Se lá estivesse o Al Pacino de Serpico, não seria melhor. Na 5ª Avenida, à boca do metro, montara-se o inferno. Povo, polícia, o circo da televisão. Bandidos em fuga tinham reféns os passageiros do metro. Cortou-se o trânsito, fechou-se o metro. Esperava-se o som e a fúria das metralhadoras dos NYPD blues.
De viagem, o Emídio Rangel e eu ficámos a ver. Deu-lhe uma ideia maluca: “Eh pá, estes tipos não têm segurança nenhuma. Vamos atrás de uma câmara ver a caldeirada lá em baixo.” Fomos. Polícias em posição de tiro cercavam o comboio. Afinal, perseguiam três carteiristas e faltava apanhar um, escondido numa carruagem. Mas o nabo de um polícia dera um tiro no próprio pé e o obrigatório código de officer down fez vir carros, cães, metralhadoras e a forma prosaica de cinema chamada televisão.

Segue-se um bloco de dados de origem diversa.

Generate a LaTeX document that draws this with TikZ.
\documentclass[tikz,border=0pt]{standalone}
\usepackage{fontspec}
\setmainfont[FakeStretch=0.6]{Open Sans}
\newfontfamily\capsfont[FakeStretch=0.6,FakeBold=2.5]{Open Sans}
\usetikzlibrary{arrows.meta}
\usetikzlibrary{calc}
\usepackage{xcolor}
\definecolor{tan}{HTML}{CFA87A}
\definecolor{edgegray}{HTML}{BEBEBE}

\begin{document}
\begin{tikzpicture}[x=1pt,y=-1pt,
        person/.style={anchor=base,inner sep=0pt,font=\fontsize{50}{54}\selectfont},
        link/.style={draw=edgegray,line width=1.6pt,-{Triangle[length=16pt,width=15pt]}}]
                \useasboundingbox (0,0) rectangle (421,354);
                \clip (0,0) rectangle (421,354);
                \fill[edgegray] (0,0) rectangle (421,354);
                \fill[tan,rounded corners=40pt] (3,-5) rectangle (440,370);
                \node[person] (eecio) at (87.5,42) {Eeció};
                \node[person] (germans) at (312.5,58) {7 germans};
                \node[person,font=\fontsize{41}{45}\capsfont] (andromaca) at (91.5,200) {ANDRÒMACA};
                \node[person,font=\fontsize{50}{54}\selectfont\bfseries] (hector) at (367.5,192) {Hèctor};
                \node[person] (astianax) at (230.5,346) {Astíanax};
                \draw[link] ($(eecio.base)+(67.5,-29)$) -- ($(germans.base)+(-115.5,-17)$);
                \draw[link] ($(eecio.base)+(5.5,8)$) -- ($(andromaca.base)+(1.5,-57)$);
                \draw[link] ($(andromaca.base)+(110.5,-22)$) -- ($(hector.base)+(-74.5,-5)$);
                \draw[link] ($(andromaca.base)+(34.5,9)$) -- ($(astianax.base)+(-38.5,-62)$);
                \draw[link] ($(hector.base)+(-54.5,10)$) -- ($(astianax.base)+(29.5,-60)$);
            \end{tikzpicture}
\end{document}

Havia um ferido, uma mulher a sangrar. De saltos agulha, espetara-se-lhe um no calcanhar, como ali nos mostrou e, no dia seguinte, lemos, certinho, no NY Times. Fomos embora para a má vida que é ouvir jazz e comer um bife no Blue Note.
Às três da matina, no quarto, deu-me uma taquicardia. O hotel chamou a ambulância. Telefonei a avisar o Emídio: “Não venhas, isto é a América, não te deixam entrar no hospital…” Veio na mesma, companheiro e voluntarioso. Às urgências, cheguei eu e chegou o chefe de um gang negro com uma naifa na barriga. Um inócuo polícia branco de um lado, um polícia negro de 200 quilos do outro. O chefe do gang só berrava palavras com efe, de fuck you a motherfucker, um esganiçado son of a bitch. O polícia negro sentava-lhe os 200 quilos no peito e calava-o. A minha médica, brasileira menina, disse-me que estava o gang todo na sala de espera. Temi pelo Emídio e implorei-lhe que, à luso-brasileira, fosse resgatá-lo. O Emídio veio a rir-se. Por ter dormido com outra miúda, o chefe do gang fora esfaqueado pela namorada. Lá fora, arrepelavam-se e tentavam matar-se as duas, com 20 tipos a separá-las. Dez minutos depois, já o Emídio sussurrava a sua sedutora hipocondria ao clínico ouvido da médica, e eu ali, numa cama de hospital, sem ninguém a ligar à minha taquicardia.
Digam lá se Nova Iorque – acção, comédia e melodrama – não é a mais cinematográfica cidade do mundo.
PS — Para a Ana Rangel. Pelo que o Emídio me divertiu, pelo que eu o diverti. Com pena de não termos voltado a falar.
Este artigo foi originalmente publicado no semanário português O Expresso.